[Begin]

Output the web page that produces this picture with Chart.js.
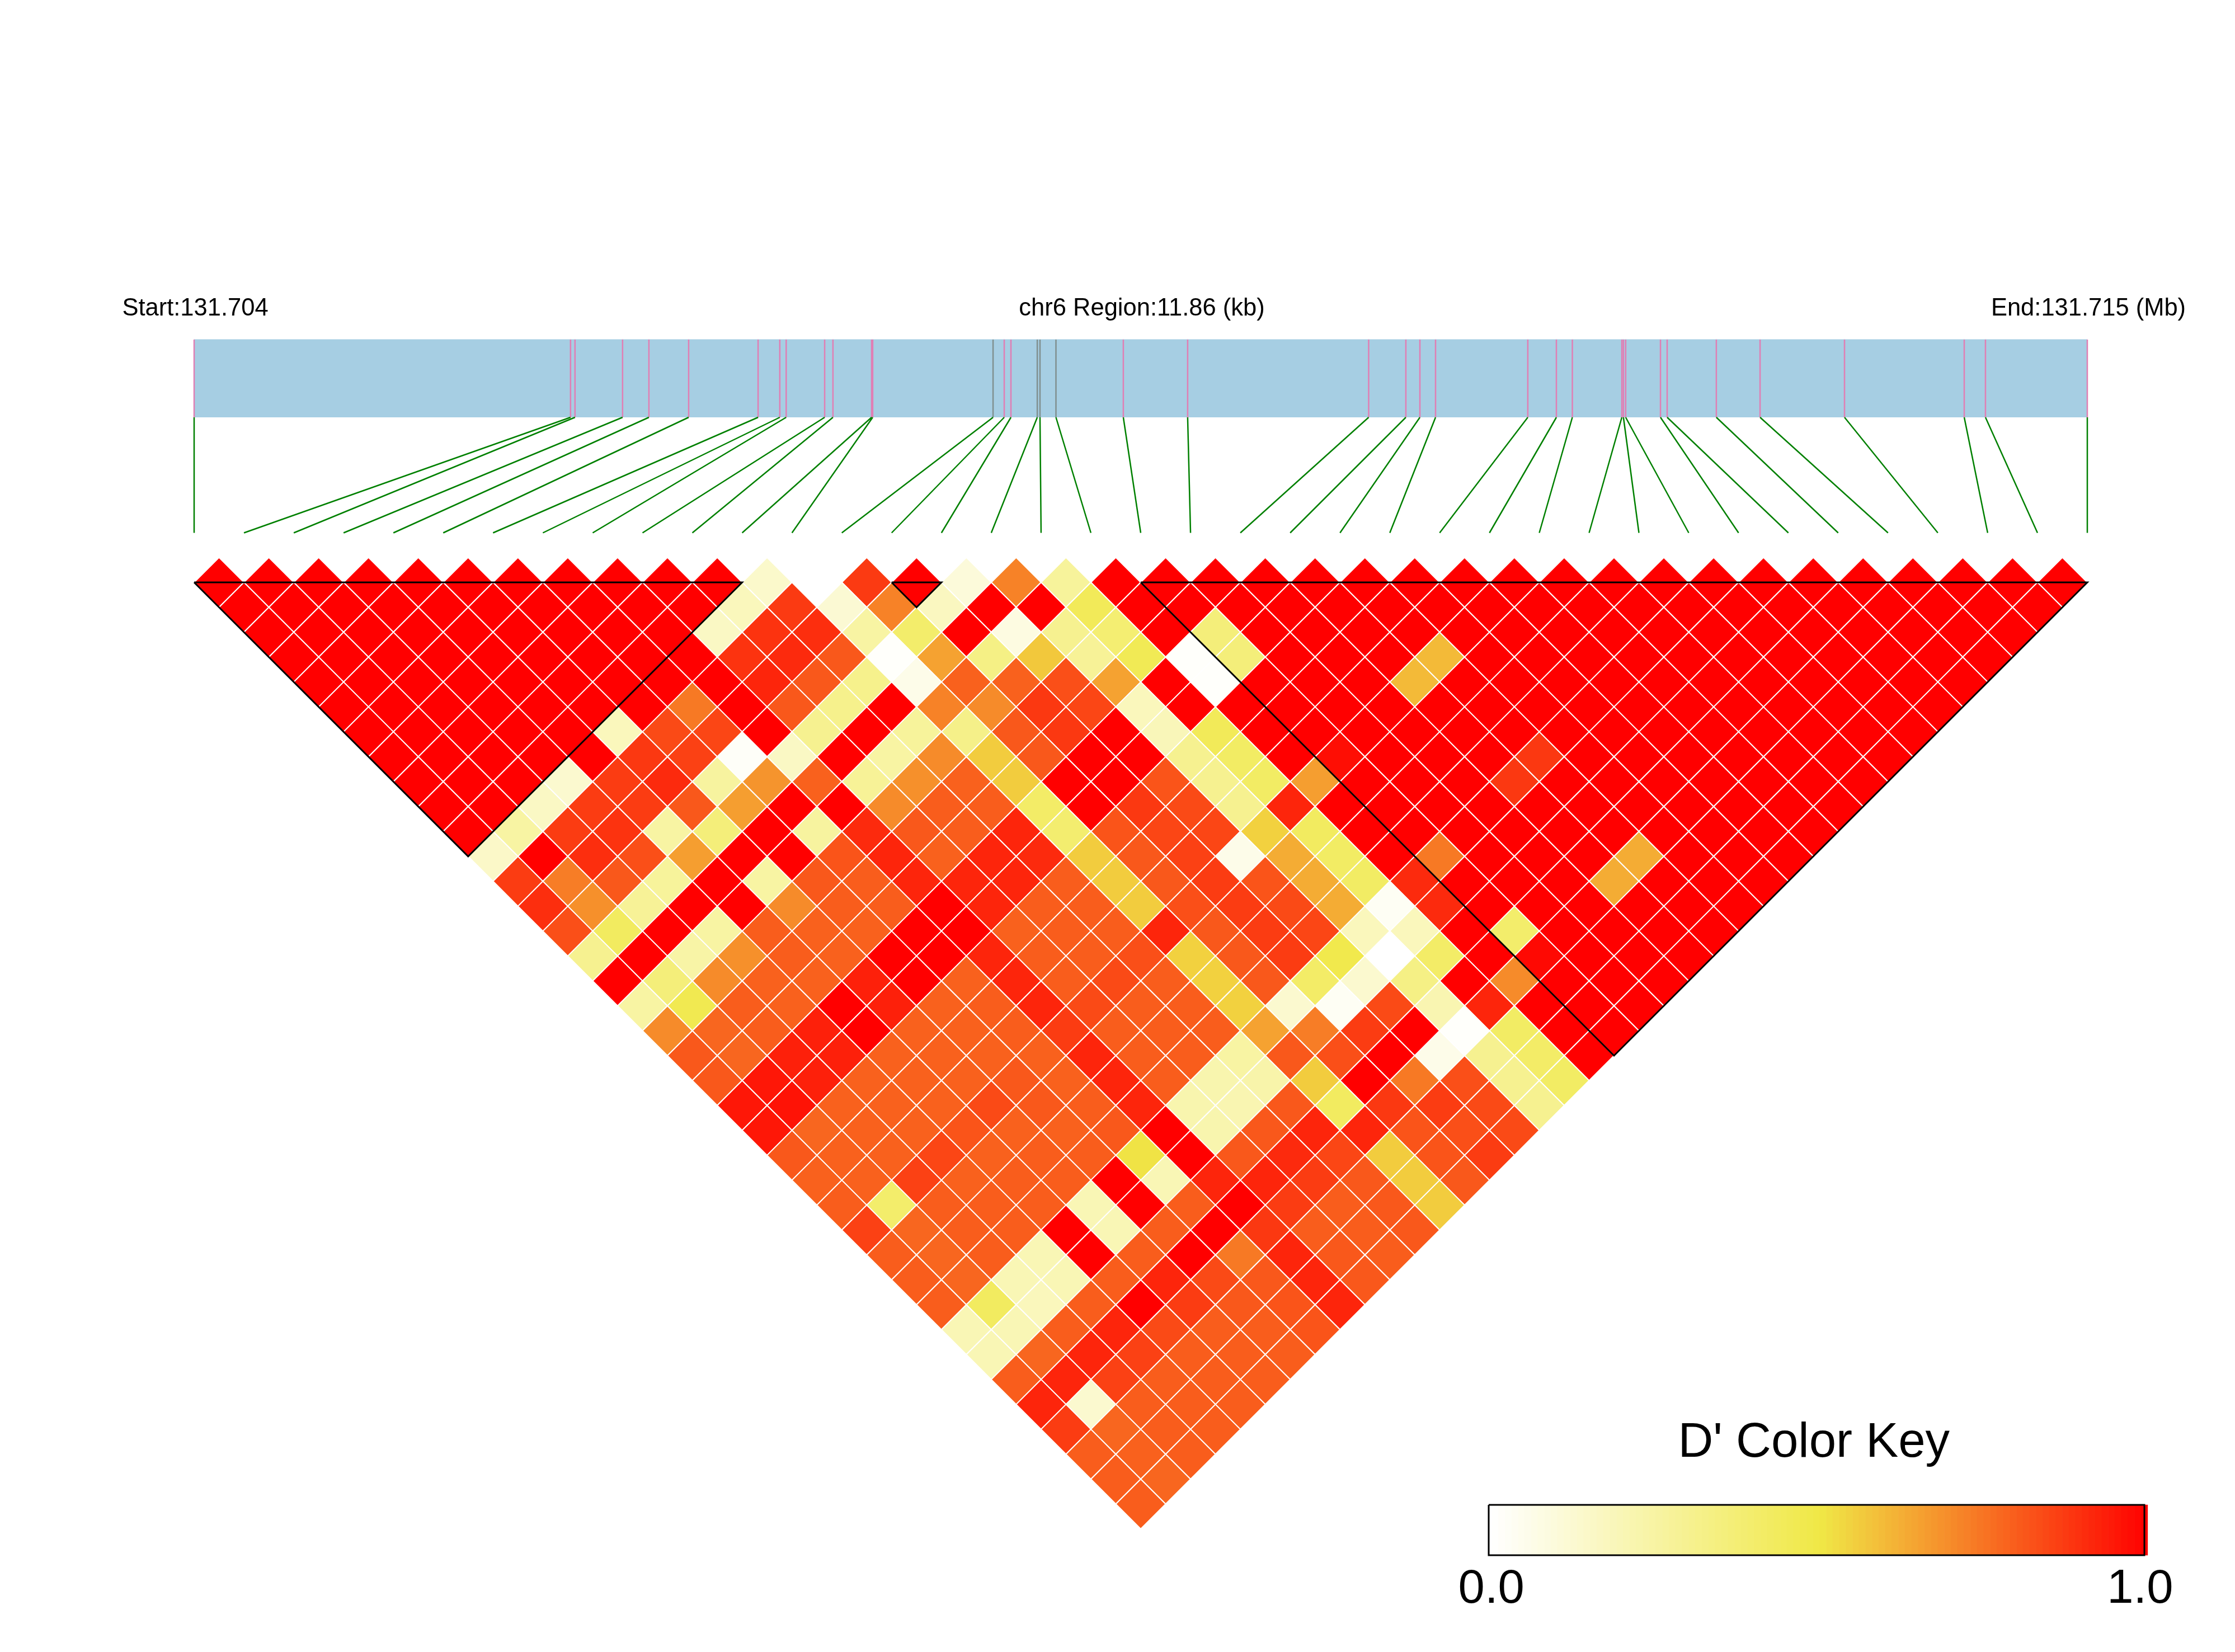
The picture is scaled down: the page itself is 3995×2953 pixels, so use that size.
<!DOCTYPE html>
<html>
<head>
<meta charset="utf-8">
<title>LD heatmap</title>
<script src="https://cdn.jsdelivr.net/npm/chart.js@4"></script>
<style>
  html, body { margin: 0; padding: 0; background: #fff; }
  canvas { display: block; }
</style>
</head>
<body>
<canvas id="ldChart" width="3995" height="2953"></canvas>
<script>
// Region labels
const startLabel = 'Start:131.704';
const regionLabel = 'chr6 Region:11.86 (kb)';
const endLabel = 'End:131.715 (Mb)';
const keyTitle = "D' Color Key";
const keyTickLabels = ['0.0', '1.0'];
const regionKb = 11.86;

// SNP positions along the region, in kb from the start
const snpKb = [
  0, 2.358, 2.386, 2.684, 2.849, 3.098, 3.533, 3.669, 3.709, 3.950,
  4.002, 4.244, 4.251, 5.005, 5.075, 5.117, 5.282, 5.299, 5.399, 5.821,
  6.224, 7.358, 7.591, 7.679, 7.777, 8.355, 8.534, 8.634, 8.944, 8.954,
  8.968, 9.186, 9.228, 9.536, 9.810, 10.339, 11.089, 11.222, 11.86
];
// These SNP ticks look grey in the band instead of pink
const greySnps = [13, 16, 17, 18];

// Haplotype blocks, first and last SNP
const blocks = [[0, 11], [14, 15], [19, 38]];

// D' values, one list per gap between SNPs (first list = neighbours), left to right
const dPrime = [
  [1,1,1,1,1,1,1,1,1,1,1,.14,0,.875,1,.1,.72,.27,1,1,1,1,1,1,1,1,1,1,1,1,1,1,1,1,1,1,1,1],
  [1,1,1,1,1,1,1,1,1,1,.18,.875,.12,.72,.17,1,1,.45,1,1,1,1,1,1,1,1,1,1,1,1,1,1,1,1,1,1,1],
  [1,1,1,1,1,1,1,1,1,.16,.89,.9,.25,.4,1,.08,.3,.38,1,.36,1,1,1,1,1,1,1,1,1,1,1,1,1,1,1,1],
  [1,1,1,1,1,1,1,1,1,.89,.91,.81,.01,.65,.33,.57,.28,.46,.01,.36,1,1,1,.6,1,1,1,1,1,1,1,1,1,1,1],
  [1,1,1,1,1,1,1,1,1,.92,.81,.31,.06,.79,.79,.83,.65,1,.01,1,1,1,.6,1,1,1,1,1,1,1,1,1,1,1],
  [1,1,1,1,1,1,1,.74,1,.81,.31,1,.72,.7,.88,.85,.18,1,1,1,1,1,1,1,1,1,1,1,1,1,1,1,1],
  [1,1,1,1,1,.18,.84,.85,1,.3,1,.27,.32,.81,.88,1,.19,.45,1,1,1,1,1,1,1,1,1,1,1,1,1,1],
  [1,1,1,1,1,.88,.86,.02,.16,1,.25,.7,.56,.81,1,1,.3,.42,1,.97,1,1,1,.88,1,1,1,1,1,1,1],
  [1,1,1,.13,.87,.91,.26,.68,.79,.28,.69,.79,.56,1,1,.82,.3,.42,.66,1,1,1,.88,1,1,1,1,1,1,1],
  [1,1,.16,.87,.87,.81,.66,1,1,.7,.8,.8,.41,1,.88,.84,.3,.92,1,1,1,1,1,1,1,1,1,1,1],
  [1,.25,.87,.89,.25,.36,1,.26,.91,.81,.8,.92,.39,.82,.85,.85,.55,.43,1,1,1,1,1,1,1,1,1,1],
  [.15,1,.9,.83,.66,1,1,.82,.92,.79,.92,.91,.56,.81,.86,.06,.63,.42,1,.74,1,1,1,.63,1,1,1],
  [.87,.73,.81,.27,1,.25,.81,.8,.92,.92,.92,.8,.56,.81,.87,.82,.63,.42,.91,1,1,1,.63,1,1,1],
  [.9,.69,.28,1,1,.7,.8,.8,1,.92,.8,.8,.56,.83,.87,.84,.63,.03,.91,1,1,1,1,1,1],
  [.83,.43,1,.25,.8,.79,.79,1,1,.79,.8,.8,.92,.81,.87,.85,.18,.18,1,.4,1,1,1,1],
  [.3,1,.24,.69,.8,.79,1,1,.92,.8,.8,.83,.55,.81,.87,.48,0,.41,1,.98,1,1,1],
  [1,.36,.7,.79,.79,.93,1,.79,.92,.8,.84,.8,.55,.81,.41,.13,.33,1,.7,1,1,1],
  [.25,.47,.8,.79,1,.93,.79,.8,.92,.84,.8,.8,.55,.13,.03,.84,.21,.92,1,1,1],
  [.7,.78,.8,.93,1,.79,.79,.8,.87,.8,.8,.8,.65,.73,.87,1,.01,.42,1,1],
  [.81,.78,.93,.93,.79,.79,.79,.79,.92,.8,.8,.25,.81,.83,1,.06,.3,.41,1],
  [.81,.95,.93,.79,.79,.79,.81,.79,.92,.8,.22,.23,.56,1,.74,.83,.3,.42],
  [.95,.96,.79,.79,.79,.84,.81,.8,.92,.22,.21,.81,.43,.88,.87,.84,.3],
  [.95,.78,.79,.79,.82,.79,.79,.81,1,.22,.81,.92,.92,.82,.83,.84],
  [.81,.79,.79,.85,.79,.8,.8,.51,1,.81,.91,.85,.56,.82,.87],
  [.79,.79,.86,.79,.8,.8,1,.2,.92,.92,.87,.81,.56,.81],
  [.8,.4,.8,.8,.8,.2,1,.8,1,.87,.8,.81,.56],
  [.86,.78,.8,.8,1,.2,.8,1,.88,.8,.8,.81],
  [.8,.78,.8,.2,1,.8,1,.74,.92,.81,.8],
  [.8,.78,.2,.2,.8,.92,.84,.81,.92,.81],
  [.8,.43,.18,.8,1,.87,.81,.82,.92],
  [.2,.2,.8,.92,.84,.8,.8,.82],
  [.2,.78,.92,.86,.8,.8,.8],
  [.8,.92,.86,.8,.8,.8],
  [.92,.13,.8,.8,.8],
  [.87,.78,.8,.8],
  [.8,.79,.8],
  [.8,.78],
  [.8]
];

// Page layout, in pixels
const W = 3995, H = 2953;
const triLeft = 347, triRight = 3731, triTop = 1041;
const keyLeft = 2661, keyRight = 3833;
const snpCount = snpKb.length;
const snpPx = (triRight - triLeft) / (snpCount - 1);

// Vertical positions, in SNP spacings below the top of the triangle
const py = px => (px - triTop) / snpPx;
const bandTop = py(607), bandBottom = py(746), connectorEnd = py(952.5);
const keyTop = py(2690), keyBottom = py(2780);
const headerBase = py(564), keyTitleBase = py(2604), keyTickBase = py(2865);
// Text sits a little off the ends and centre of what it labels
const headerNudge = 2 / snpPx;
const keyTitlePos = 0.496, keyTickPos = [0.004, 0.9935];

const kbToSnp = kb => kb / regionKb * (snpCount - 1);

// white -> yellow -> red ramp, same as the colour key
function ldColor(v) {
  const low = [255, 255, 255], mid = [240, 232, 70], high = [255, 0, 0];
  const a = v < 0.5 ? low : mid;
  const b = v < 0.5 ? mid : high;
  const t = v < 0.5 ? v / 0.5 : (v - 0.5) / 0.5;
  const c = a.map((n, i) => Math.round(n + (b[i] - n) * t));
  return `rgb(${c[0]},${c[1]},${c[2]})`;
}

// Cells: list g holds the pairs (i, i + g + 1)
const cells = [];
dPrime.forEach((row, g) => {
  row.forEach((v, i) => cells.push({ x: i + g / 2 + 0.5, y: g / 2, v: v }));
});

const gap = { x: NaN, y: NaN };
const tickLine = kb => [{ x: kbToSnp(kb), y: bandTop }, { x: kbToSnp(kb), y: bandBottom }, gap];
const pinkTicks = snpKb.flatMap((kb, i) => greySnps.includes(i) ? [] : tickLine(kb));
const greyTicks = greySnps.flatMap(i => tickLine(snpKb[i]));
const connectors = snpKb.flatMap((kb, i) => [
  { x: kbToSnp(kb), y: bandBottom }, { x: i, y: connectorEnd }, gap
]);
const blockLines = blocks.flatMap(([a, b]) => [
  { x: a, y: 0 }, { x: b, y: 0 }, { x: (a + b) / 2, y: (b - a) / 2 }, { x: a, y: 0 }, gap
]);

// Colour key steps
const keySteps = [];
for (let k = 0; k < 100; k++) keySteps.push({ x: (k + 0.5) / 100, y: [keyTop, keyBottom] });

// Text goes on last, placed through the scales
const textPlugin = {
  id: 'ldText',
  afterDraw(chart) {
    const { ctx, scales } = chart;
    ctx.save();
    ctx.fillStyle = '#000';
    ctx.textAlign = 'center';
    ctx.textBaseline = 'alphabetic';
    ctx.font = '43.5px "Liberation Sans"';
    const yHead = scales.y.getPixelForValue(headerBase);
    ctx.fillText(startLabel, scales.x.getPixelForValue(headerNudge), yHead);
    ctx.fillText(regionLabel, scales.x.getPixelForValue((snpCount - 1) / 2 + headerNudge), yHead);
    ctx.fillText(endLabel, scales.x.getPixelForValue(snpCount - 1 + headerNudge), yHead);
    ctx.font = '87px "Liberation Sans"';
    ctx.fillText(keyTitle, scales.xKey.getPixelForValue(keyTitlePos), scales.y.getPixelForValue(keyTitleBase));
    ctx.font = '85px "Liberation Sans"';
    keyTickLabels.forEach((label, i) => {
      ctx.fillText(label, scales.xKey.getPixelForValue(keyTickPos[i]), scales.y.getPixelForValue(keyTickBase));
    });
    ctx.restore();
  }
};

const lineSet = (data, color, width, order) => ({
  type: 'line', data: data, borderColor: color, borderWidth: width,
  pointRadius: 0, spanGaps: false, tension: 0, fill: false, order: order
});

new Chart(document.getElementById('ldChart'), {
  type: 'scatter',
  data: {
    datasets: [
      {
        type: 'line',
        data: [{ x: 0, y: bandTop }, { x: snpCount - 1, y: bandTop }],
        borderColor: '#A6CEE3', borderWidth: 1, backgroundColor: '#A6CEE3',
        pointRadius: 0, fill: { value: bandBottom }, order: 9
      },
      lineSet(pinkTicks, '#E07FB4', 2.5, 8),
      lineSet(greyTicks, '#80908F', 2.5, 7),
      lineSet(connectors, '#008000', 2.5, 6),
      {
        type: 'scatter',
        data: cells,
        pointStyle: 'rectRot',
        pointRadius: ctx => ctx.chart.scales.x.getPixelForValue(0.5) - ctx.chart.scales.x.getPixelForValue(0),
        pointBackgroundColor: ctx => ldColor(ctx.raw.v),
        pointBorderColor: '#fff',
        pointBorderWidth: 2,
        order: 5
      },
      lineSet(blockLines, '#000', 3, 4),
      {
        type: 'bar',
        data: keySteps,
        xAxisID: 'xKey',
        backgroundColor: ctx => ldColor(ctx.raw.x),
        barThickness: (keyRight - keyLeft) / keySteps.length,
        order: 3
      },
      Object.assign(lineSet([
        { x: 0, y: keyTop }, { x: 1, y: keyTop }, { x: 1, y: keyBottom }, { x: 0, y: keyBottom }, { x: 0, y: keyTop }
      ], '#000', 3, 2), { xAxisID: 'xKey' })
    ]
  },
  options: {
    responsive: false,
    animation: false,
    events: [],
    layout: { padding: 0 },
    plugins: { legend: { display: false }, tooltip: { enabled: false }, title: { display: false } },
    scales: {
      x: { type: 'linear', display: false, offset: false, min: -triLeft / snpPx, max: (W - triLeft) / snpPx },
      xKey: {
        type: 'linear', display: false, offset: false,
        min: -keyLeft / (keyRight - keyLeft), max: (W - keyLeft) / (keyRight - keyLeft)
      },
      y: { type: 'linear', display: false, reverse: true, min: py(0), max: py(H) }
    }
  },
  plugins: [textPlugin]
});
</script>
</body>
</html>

[End]

■ Work required ■
From the listing above, report the number of lines containing the string "that", without any accompanying remarks.

■ Solution for this task ■
2